__Exercise brief__. In the listing below, locate the lines bearing the word "this". Copy every one of them.

— begin Stored data —

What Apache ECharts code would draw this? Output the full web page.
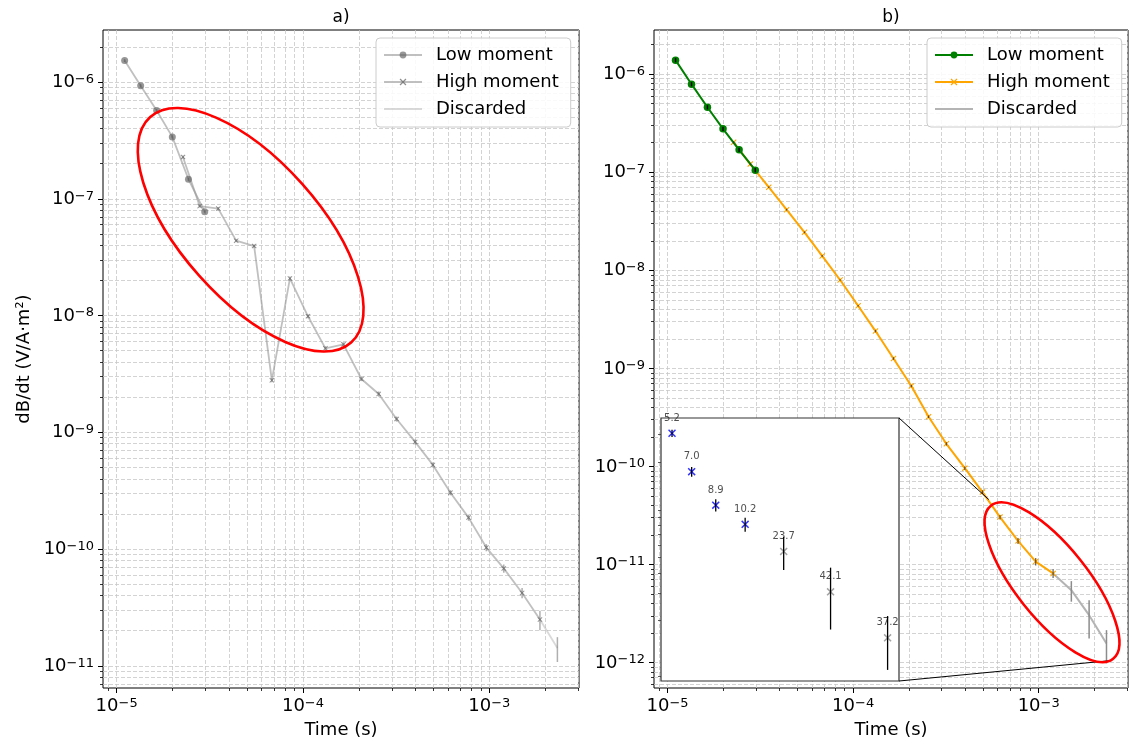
<!DOCTYPE html>
<html>
<head>
<meta charset="utf-8">
<title>dB/dt soundings a) and b)</title>
<script src="https://cdn.jsdelivr.net/npm/echarts@6/dist/echarts.min.js"></script>
<style>
  html, body { margin: 0; padding: 0; background: #fff; }
  #main { width: 1130px; height: 742px; }
</style>
</head>
<body>
<div id="main"></div>
<script>
// gate centre times (s), same gates in both soundings
var timesLow = [1.104e-5, 1.346e-5, 1.64e-5, 1.99e-5, 2.43e-5, 2.97e-5];
var timesHigh = [2.27e-5, 2.79e-5, 3.51e-5, 4.38e-5, 5.47e-5, 6.81e-5, 8.51e-5, 1.064e-4,
                 1.32e-4, 1.65e-4, 2.06e-4, 2.55e-4, 3.18e-4, 4.0e-4, 4.98e-4, 6.19e-4,
                 7.74e-4, 9.64e-4, 1.196e-3, 1.50e-3, 1.87e-3, 2.32e-3];

// a) sounding, dB/dt (V/A·m²)
var lowA = [1.53e-6, 9.3e-7, 5.7e-7, 3.39e-7, 1.47e-7, 7.74e-8];
var highA = [2.28e-7, 8.67e-8, 8.24e-8, 4.38e-8, 3.94e-8, 2.79e-9, 2.08e-8, 9.86e-9,
             5.24e-9, 5.67e-9, 2.86e-9, 2.13e-9, 1.30e-9, 8.28e-10, 5.26e-10, 3.04e-10,
             1.86e-10, 1.03e-10, 6.83e-11, 4.21e-11, 2.49e-11, 1.42e-11];
// relative std of each gate
var errLowA = [0.03, 0.03, 0.03, 0.03, 0.03, 0.03];
var errHighA = [0.03, 0.03, 0.03, 0.03, 0.03, 0.04, 0.04, 0.04, 0.04, 0.04, 0.04,
                0.05, 0.05, 0.05, 0.05, 0.05, 0.06, 0.07, 0.08, 0.10, 0.19, 0.24];

// b) sounding
var lowB = [1.39e-6, 7.9e-7, 4.6e-7, 2.77e-7, 1.69e-7, 1.05e-7];
var highB = [2.02e-7, 1.21e-7, 7.03e-8, 4.15e-8, 2.44e-8, 1.40e-8, 7.96e-9, 4.35e-9,
             2.40e-9, 1.26e-9, 6.61e-10, 3.21e-10, 1.70e-10, 9.6e-11, 5.47e-11, 3.04e-11,
             1.74e-11, 1.07e-11, 8.1e-12, 5.47e-12, 3.04e-12, 1.56e-12];
var errLowB = [0.05, 0.05, 0.05, 0.05, 0.05, 0.05];
var errHighB = [0.02, 0.02, 0.02, 0.02, 0.02, 0.02, 0.02, 0.02, 0.03, 0.03, 0.03,
                0.03, 0.04, 0.04, 0.045, 0.052, 0.070, 0.089, 0.102, 0.237, 0.421, 0.372];

var keptA = 21;     // high moment gates kept in a), the rest is discarded
var keptB = 19;     // same for b)
var insetFrom = 15; // first gate shown in the inset of b)

// axis ticks
var xMajor = [1e-5, 1e-4, 1e-3];
var yMajorA = [1e-11, 1e-10, 1e-9, 1e-8, 1e-7, 1e-6];
var yMajorB = [1e-12, 1e-11, 1e-10, 1e-9, 1e-8, 1e-7, 1e-6];

// axis limits
var xRange = [8.45e-6, 3.03e-3];
var yRangeA = [6.46e-12, 2.79e-6];
var yRangeB = [5.5e-13, 2.82e-6];
var insetX = [5.32e-4, 2.41e-3];
var insetY = [8.34e-13, 3.79e-11];
var zoomBox = [[5.38e-4, 4.6e-11], [2.48e-3, 1.05e-12]];

var FONT = 'DejaVu Sans';
var GRID_LINE = { show: true, lineStyle: { color: '#c8c8c8', width: 0.8, type: [4, 2] } };
var CROSS = 'path://M0,1.3L1.3,0L5,3.7L8.7,0L10,1.3L6.3,5L10,8.7L8.7,10L5,6.3L1.3,10L0,8.7L3.7,5Z';

function minorTicks(range) {
  var out = [];
  for (var k = -13; k <= -2; k++) {
    for (var m = 2; m <= 9; m++) {
      var v = m * Math.pow(10, k);
      if (v > range[0] && v < range[1]) out.push(v);
    }
  }
  return out;
}

function pairs(ts, vs) {
  return ts.map(function (t, i) { return [t, vs[i]]; });
}

function powLabel(v) {
  return '{b|10}{s|\u2212' + (-Math.round(Math.log10(v))) + '}';
}

var labelRich = {
  b: { fontSize: 18, lineHeight: 18, padding: [1, 0, 0, 0], color: '#000', fontFamily: FONT },
  s: { fontSize: 13, lineHeight: 13, verticalAlign: 'top', color: '#000', fontFamily: FONT }
};

function majorAxis(gi, pos, range, ticks, extra) {
  var ax = {
    type: 'log', gridIndex: gi, position: pos, min: range[0], max: range[1],
    axisLine: { show: false },
    axisTick: { show: true, length: 5, lineStyle: { color: '#000', width: 1 }, customValues: ticks },
    axisLabel: { show: true, margin: 9, formatter: powLabel, rich: labelRich, customValues: ticks },
    splitLine: GRID_LINE,
    minorTick: { show: false }, minorSplitLine: { show: false }
  };
  for (var k in extra) ax[k] = extra[k];
  return ax;
}

function minorAxis(gi, pos, range) {
  return {
    type: 'log', gridIndex: gi, position: pos, min: range[0], max: range[1],
    axisLine: { show: false },
    axisTick: { show: true, length: 3, lineStyle: { color: '#000', width: 0.8 }, customValues: minorTicks(range) },
    axisLabel: { show: false },
    splitLine: GRID_LINE
  };
}

var xName = { name: 'Time (s)', nameLocation: 'middle', nameGap: 33,
  nameTextStyle: { fontSize: 18, color: '#000', fontFamily: FONT } };

function lineSeries(name, xi, data, color, width, symbol, size, markColor, z) {
  return {
    name: name, type: 'line', xAxisIndex: xi, yAxisIndex: xi, data: data, z: z,
    symbol: symbol, symbolSize: size, showSymbol: symbol !== 'none',
    lineStyle: { color: color, width: width },
    itemStyle: { color: markColor },
    emphasis: { disabled: true }, animation: false
  };
}

function errorBars(xi, ts, vs, errs, color, width, z) {
  return {
    type: 'custom', xAxisIndex: xi, yAxisIndex: xi, z: z, silent: true,
    data: ts.map(function (t, i) { return [t, vs[i] * (1 - errs[i]), vs[i] * (1 + errs[i])]; }),
    encode: { x: 0, y: [1, 2] },
    renderItem: function (params, api) {
      var lo = api.coord([api.value(0), api.value(1)]);
      var hi = api.coord([api.value(0), api.value(2)]);
      return { type: 'line', shape: { x1: lo[0], y1: lo[1], x2: hi[0], y2: hi[1] },
               style: { stroke: color, lineWidth: width } };
    }
  };
}

function legendFor(left, names) {
  return {
    orient: 'vertical', left: left, top: 38, selectedMode: false,
    data: [names[0], names[1], { name: names[2], itemStyle: { opacity: 0 } }],
    itemWidth: 38, itemHeight: 8.5, itemGap: 9,
    padding: [8, 12, 9, 7],
    backgroundColor: 'rgba(255,255,255,0.85)', borderColor: '#cccccc', borderWidth: 1, borderRadius: 4,
    formatter: function (n) { return n.replace(/ \(.\)$/, ''); },
    textStyle: { fontSize: 18, lineHeight: 18, color: '#000', fontFamily: FONT, padding: [0, 0, 0, 9] }
  };
}

var insetKeepT = timesHigh.slice(insetFrom, keptB), insetKeepV = highB.slice(insetFrom, keptB);
var insetDropT = timesHigh.slice(keptB), insetDropV = highB.slice(keptB);

var chart = echarts.init(document.getElementById('main'), null, { renderer: 'canvas' });

var option = {
  animation: false,
  backgroundColor: '#ffffff',
  textStyle: { fontFamily: FONT },
  title: [
    { text: 'a)', left: 336, top: 4, textAlign: 'center', textStyle: { fontSize: 17, fontWeight: 'normal', color: '#000', fontFamily: FONT } },
    { text: 'b)', left: 886, top: 4, textAlign: 'center', textStyle: { fontSize: 17, fontWeight: 'normal', color: '#000', fontFamily: FONT } }
  ],
  grid: [
    { left: 103, top: 30, width: 476, height: 658, show: true, borderColor: '#000', borderWidth: 1, outerBoundsMode: 'none' },
    { left: 654, top: 30, width: 474, height: 658, show: true, borderColor: '#000', borderWidth: 1, outerBoundsMode: 'none' },
    { left: 661, top: 418, width: 238, height: 263, show: true, z: 10, backgroundColor: '#fff',
      borderColor: '#333', borderWidth: 1.2, outerBoundsMode: 'none' }
  ],
  xAxis: [
    majorAxis(0, 'bottom', xRange, xMajor, xName),
    minorAxis(0, 'bottom', xRange),
    majorAxis(1, 'bottom', xRange, xMajor, xName),
    minorAxis(1, 'bottom', xRange),
    { type: 'value', gridIndex: 2, min: insetX[0], max: insetX[1], z: 11,
      axisLine: { show: false }, axisTick: { show: false }, axisLabel: { show: false }, splitLine: { show: false } }
  ],
  yAxis: [
    majorAxis(0, 'left', yRangeA, yMajorA, { name: 'dB/dt (V/A\u00b7m\u00b2)', nameLocation: 'middle', nameGap: 70,
      nameTextStyle: { fontSize: 18, color: '#000', fontFamily: FONT } }),
    minorAxis(0, 'left', yRangeA),
    majorAxis(1, 'left', yRangeB, yMajorB, {}),
    minorAxis(1, 'left', yRangeB),
    { type: 'log', gridIndex: 2, position: 'left', min: insetY[0], max: insetY[1], z: 11,
      axisLine: { show: false },
      axisTick: { show: true, length: 3, lineStyle: { color: '#333', width: 0.8 }, customValues: [1e-11].concat(minorTicks(insetY)) },
      axisLabel: { show: false }, splitLine: { show: false } }
  ],
  legend: [
    legendFor(376, ['Low moment (a)', 'High moment (a)', 'Discarded (a)']),
    legendFor(927, ['Low moment (b)', 'High moment (b)', 'Discarded (b)'])
  ],
  series: [
    // a) everything greyed out
    lineSeries('Low moment (a)', 0, pairs(timesLow, lowA), 'rgba(150,150,150,0.6)', 1.8, 'circle', 7, 'rgba(95,95,95,0.65)', 3),
    lineSeries('High moment (a)', 0, pairs(timesHigh.slice(0, keptA), highA.slice(0, keptA)), 'rgba(150,150,150,0.6)', 1.8, CROSS, 5, 'rgba(95,95,95,0.7)', 3),
    lineSeries('Discarded (a)', 0, pairs(timesHigh.slice(keptA - 1), highA.slice(keptA - 1)), 'rgba(170,170,170,0.45)', 1.8, 'none', 0, 'rgba(170,170,170,0.45)', 2),
    errorBars(0, timesLow, lowA, errLowA, 'rgba(90,90,90,0.55)', 1.5, 4),
    errorBars(0, timesHigh, highA, errHighA, 'rgba(110,110,110,0.55)', 1.5, 4),

    // b)
    lineSeries('Low moment (b)', 2, pairs(timesLow, lowB), '#008000', 2, 'circle', 7.5, '#008000', 4),
    lineSeries('High moment (b)', 2, pairs(timesHigh.slice(0, keptB), highB.slice(0, keptB)), '#ffa500', 2, CROSS, 6, '#ffa500', 3),
    lineSeries('Discarded (b)', 2, pairs(timesHigh.slice(keptB - 1), highB.slice(keptB - 1)), '#b4b4b4', 2, 'none', 0, '#b4b4b4', 2),
    errorBars(2, timesLow, lowB, errLowB, '#000', 1.4, 5),
    errorBars(2, timesHigh.slice(0, keptB), highB.slice(0, keptB), errHighB.slice(0, keptB), 'rgba(40,40,40,0.75)', 1.2, 5),
    errorBars(2, timesHigh.slice(keptB), highB.slice(keptB), errHighB.slice(keptB), '#8c8c8c', 1.5, 5),

    // inset of b)
    { type: 'scatter', xAxisIndex: 4, yAxisIndex: 4, z: 12, symbol: CROSS, symbolSize: 8,
      data: pairs(insetKeepT, insetKeepV), itemStyle: { color: '#0000ff' },
      label: { show: true, position: 'top', distance: 6, fontSize: 10, color: '#222', fontFamily: FONT,
        formatter: function (p) { return (errHighB[insetFrom + p.dataIndex] * 100).toFixed(1); } } },
    { type: 'scatter', xAxisIndex: 4, yAxisIndex: 4, z: 12, symbol: CROSS, symbolSize: 8,
      data: pairs(insetDropT, insetDropV), itemStyle: { color: '#8c8c8c' },
      label: { show: true, position: 'top', distance: 6, fontSize: 10, color: '#222', fontFamily: FONT,
        formatter: function (p) { return (errHighB[keptB + p.dataIndex] * 100).toFixed(1); } } },
    errorBars(4, insetKeepT, insetKeepV, errHighB.slice(insetFrom, keptB), '#000', 1.3, 13),
    errorBars(4, insetDropT, insetDropV, errHighB.slice(keptB), '#000', 1.3, 13)
  ]
};

chart.setOption(option);

// red ellipses around the noisy part of each sounding, anchored in data space
var ellipses = [
  { xi: 0, center: [5.24e-5, 5.43e-8], rx: 151, ry: 69, angle: 48.3 },
  { xi: 2, center: [1.18e-3, 6.59e-12], rx: 98, ry: 36, angle: 51.4 }
];
var graphics = ellipses.map(function (e) {
  var c = chart.convertToPixel({ xAxisIndex: e.xi, yAxisIndex: e.xi }, e.center);
  return { type: 'ellipse', x: c[0], y: c[1], rotation: -e.angle * Math.PI / 180, z: 30, silent: true,
           shape: { cx: 0, cy: 0, rx: e.rx, ry: e.ry },
           style: { fill: 'none', stroke: '#ff0000', lineWidth: 2.6 } };
});

// connectors from the inset frame to the zoomed region
var insetTopRight = chart.convertToPixel({ xAxisIndex: 4, yAxisIndex: 4 }, [insetX[1], insetY[1]]);
var insetBottomRight = chart.convertToPixel({ xAxisIndex: 4, yAxisIndex: 4 }, [insetX[1], insetY[0]]);
var boxA = chart.convertToPixel({ xAxisIndex: 2, yAxisIndex: 2 }, zoomBox[0]);
var boxB = chart.convertToPixel({ xAxisIndex: 2, yAxisIndex: 2 }, zoomBox[1]);
[[insetTopRight, boxA], [insetBottomRight, boxB]].forEach(function (l) {
  graphics.push({ type: 'line', z: 25, silent: true,
    shape: { x1: l[0][0], y1: l[0][1], x2: l[1][0], y2: l[1][1] },
    style: { stroke: '#000', lineWidth: 1 } });
});

chart.setOption({ graphic: graphics });
</script>
</body>
</html>
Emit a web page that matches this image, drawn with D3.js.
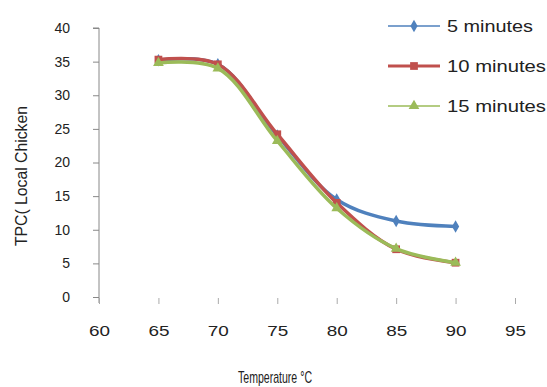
<!DOCTYPE html>
<html>
<head>
<meta charset="utf-8">
<script src="https://cdn.jsdelivr.net/npm/d3@7"></script>
<style>
  body { margin: 0; background: #fff; }
  svg text { font-family: "Liberation Sans", Arial, sans-serif; fill: #222; }
</style>
</head>
<body>
<div id="chart"></div>
<script>
"use strict";

// temperatures (C) and TPC values
var temps = [65, 70, 75, 80, 85, 90];
var min5 = [35.2, 34.6, 24.0, 14.5, 11.3, 10.5];
var min10 = [35.3, 34.6, 24.2, 14.0, 7.1, 5.1];
var min15 = [34.8, 34.0, 23.2, 13.2, 7.2, 5.1];
var seriesNames = ["5 minutes", "10 minutes", "15 minutes"];
var xTicks = [60, 65, 70, 75, 80, 85, 90, 95];
var yTicks = [0, 5, 10, 15, 20, 25, 30, 35, 40];

var W = 547, H = 387;
var svg = d3.select("#chart").append("svg").attr("width", W).attr("height", H);

var x = d3.scaleLinear().domain([60, 95]).range([99, 515]);
var y = d3.scaleLinear().domain([0, 40]).range([297, 28]);

// y axis
var yAxis = svg.append("g").attr("transform", "translate(99,0)")
    .call(d3.axisLeft(y).tickValues(yTicks).tickSize(6).tickPadding(23));
yAxis.select(".domain").attr("stroke", "#888").attr("d", "M-6,28H0V303");
yAxis.selectAll(".tick line").attr("stroke", "#888");
yAxis.selectAll("text").style("font-size", "14px").attr("fill", "#222");

// x axis: ticks only, no base line
var xAxis = svg.append("g").attr("transform", "translate(0,298)")
    .call(d3.axisBottom(x).tickValues(xTicks).tickSize(6).tickPadding(21));
xAxis.select(".domain").remove();
xAxis.selectAll(".tick line").attr("stroke", "#aaa");
xAxis.selectAll("text").style("font-size", "15px").attr("fill", "#222")
    .attr("textLength", 21).attr("lengthAdjust", "spacingAndGlyphs");

svg.append("text").attr("x", 238).attr("y", 383)
    .style("font-size", "17px").attr("textLength", 74).attr("lengthAdjust", "spacingAndGlyphs")
    .text("Temperature \u00b0C");

svg.append("text").attr("transform", "translate(27,176) rotate(-90)")
    .attr("text-anchor", "middle").style("font-size", "16px")
    .attr("textLength", 140).attr("lengthAdjust", "spacingAndGlyphs")
    .text("TPC( Local Chicken");

var series = [
  {name: seriesNames[0], vals: min5, color: "#4F81BD", sym: d3.symbolDiamond, size: 45, len: 86},
  {name: seriesNames[1], vals: min10, color: "#C0504D", sym: d3.symbolSquare, size: 60, len: 99},
  {name: seriesNames[2], vals: min15, color: "#9BBB59", sym: d3.symbolTriangle, size: 50, len: 99}
];

var line = d3.line()
    .x(function (d) { return x(d[0]); })
    .y(function (d) { return y(d[1]); })
    .curve(d3.curveCatmullRom.alpha(0.5));

series.forEach(function (s, i) {
  var pts = temps.map(function (t, j) { return [t, s.vals[j]]; });
  svg.append("path").datum(pts)
    .attr("fill", "none").attr("stroke", s.color)
    .attr("stroke-width", 3.5).attr("stroke-linejoin", "round")
    .attr("d", line);
  svg.selectAll(".m" + i).data(pts).enter().append("path")
    .attr("class", "m" + i)
    .attr("transform", function (d) { return "translate(" + x(d[0]) + "," + y(d[1]) + ")"; })
    .attr("d", d3.symbol().type(s.sym).size(s.size))
    .attr("fill", s.color);

  // legend
  var ly = 26 + i * 40;
  svg.append("line").attr("x1", 388).attr("x2", 440).attr("y1", ly).attr("y2", ly)
    .attr("stroke", s.color).attr("stroke-width", i == 1 ? 3 : 1.5);
  svg.append("path").attr("transform", "translate(414," + ly + ")")
    .attr("d", d3.symbol().type(s.sym).size(s.size)).attr("fill", s.color);
  svg.append("text").attr("x", 447).attr("y", ly + 6)
    .style("font-size", "17px").attr("textLength", s.len).attr("lengthAdjust", "spacingAndGlyphs")
    .text(s.name);
});
</script>
</body>
</html>
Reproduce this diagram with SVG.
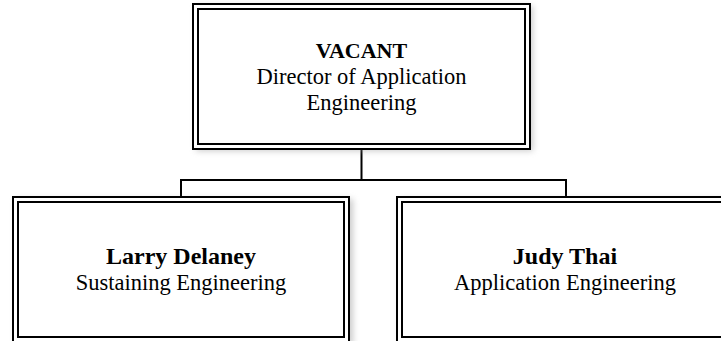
<svg xmlns="http://www.w3.org/2000/svg" width="721" height="341" viewBox="0 0 721 341">
<style>
.outer{fill:#fff;stroke:#000;stroke-width:2}
.inner{fill:none;stroke:#000;stroke-width:2}
.conn{fill:none;stroke:#000;stroke-width:2}
.shadow{fill:#999;opacity:0.5}
text{font-family:"Liberation Serif","Times New Roman",serif;fill:#000;text-anchor:middle}
.name{font-weight:bold;font-size:24px}
.role{font-size:22.5px}
</style>
<defs>
<filter id="sh" x="-10%" y="-10%" width="120%" height="120%">
<feGaussianBlur stdDeviation="3"/>
</filter>
</defs>
<rect width="721" height="341" fill="#fff"/>
<g id="connectors">
<path class="conn" d="M361.5 149 V180 M181 180 H566 M181 179 V197 M566 179 V197"/>
</g>
<g id="node-vacant">
<rect class="shadow" x="196" y="6" width="337" height="145" filter="url(#sh)"/>
<rect class="outer" x="193" y="4" width="337" height="145"/>
<rect class="inner" x="198" y="9" width="327" height="135"/>
<text class="name" x="361.5" y="58" style="font-size:22px">VACANT</text>
<text class="role" x="361.5" y="84">Director of Application</text>
<text class="role" x="361.5" y="110">Engineering</text>
</g>
<g id="node-larry">
<rect class="shadow" x="16" y="199" width="337" height="146" filter="url(#sh)"/>
<rect class="outer" x="13" y="197" width="336" height="146"/>
<rect class="inner" x="18" y="202" width="326" height="135"/>
<text class="name" x="181" y="264">Larry Delaney</text>
<text class="role" x="181" y="290">Sustaining Engineering</text>
</g>
<g id="node-judy">
<rect class="shadow" x="400" y="199" width="337" height="146" filter="url(#sh)"/>
<rect class="outer" x="397" y="197" width="337" height="146"/>
<rect class="inner" x="402" y="202" width="327" height="135"/>
<text class="name" x="565" y="264">Judy Thai</text>
<text class="role" x="565" y="290">Application Engineering</text>
</g>
</svg>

— end Stored data —

__Full output__.
What Apache ECharts code would draw this? Output the full web page.
Emit a web page that matches this image, drawn with D3.js.
Reproduce this diagram with SVG.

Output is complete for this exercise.